### [DATA FOR PROCESSING]
◇ ◇ ◇ ◇ ◇

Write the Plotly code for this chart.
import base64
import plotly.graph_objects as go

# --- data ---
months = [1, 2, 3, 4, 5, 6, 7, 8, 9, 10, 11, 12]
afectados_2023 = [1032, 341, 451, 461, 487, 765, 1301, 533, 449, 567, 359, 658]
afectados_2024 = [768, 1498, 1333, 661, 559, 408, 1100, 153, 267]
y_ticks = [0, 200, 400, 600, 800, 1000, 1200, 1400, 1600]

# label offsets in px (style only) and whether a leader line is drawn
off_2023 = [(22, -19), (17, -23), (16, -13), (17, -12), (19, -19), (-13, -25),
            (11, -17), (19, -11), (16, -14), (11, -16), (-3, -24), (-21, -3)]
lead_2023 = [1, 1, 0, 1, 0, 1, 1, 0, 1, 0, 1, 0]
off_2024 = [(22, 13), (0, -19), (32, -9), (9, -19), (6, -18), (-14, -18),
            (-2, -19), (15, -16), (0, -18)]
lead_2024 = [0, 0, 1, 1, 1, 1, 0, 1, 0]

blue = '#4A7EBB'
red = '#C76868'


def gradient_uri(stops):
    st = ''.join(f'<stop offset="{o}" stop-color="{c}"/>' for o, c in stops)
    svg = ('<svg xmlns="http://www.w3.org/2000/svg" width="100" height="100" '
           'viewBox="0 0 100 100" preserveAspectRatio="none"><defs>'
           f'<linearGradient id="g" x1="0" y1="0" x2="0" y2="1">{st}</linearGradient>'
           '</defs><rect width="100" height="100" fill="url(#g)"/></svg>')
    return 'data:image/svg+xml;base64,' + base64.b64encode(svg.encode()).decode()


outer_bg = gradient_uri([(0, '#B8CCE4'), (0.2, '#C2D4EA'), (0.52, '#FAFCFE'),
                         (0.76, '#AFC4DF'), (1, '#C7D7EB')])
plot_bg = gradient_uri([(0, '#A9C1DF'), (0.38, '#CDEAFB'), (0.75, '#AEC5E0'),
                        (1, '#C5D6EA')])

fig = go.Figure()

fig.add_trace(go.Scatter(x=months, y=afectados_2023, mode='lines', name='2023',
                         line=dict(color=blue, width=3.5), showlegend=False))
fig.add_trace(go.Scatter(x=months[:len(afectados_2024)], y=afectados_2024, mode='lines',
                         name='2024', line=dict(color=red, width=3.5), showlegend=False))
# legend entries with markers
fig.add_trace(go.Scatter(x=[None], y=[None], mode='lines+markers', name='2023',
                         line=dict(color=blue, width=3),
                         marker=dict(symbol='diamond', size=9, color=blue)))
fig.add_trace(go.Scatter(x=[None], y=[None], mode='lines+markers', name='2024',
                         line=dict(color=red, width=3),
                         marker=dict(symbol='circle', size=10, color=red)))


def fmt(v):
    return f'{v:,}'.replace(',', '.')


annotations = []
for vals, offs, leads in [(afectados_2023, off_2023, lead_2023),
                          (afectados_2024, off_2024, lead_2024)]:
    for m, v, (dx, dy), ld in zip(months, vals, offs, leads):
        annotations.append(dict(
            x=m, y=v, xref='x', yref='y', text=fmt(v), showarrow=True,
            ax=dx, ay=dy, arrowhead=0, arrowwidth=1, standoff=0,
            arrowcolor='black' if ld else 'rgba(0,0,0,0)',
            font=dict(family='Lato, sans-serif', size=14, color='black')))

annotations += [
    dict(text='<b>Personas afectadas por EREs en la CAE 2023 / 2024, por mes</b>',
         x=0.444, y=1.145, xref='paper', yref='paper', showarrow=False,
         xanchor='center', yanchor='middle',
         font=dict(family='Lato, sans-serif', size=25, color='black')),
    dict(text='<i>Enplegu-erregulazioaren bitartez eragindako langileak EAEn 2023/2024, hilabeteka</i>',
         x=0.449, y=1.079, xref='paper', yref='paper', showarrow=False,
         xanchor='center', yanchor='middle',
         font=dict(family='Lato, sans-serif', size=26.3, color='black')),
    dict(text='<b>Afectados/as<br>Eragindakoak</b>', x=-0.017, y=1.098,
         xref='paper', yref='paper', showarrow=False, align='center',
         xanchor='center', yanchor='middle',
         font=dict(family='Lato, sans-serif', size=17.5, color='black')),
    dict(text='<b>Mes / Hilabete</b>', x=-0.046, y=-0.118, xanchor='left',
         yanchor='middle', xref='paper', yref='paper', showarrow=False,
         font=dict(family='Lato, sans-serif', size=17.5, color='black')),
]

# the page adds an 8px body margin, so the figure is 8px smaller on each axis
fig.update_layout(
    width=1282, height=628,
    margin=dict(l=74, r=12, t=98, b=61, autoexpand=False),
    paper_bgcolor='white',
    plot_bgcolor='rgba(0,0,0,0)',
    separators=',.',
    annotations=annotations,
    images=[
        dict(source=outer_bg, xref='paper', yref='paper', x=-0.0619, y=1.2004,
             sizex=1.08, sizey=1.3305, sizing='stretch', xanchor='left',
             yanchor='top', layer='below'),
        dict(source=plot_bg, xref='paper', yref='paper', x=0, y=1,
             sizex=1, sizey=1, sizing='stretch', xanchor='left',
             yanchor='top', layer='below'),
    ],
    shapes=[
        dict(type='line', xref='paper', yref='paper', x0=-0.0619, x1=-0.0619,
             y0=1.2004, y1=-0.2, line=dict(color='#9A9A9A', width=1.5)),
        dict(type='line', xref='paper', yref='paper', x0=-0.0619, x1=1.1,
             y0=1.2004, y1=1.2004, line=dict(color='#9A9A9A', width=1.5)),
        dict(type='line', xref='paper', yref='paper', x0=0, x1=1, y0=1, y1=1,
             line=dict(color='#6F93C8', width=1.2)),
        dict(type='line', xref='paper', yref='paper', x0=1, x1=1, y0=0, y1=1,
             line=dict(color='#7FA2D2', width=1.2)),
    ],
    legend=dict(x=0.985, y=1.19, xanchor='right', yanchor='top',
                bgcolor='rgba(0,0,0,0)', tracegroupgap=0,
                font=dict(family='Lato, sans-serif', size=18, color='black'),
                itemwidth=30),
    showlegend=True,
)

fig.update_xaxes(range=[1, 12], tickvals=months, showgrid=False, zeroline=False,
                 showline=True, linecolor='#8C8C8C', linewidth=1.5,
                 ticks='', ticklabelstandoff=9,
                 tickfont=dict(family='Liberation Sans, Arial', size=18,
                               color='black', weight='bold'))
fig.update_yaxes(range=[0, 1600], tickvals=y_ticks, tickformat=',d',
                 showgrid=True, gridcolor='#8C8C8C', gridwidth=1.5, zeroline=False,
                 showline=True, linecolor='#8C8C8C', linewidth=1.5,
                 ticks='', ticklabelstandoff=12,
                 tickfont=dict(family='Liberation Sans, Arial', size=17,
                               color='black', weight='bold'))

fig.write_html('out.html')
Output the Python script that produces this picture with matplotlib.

◇ ◇ ◇ ◇ ◇

### [SHORT PROBLEM]
Lines holding the word "with" in the entries above are the ones to pull out. Copy them all.

### [SOLUTION TO THE PROBLEM]
# legend entries with markers
Output the Python script that produces this picture with matplotlib.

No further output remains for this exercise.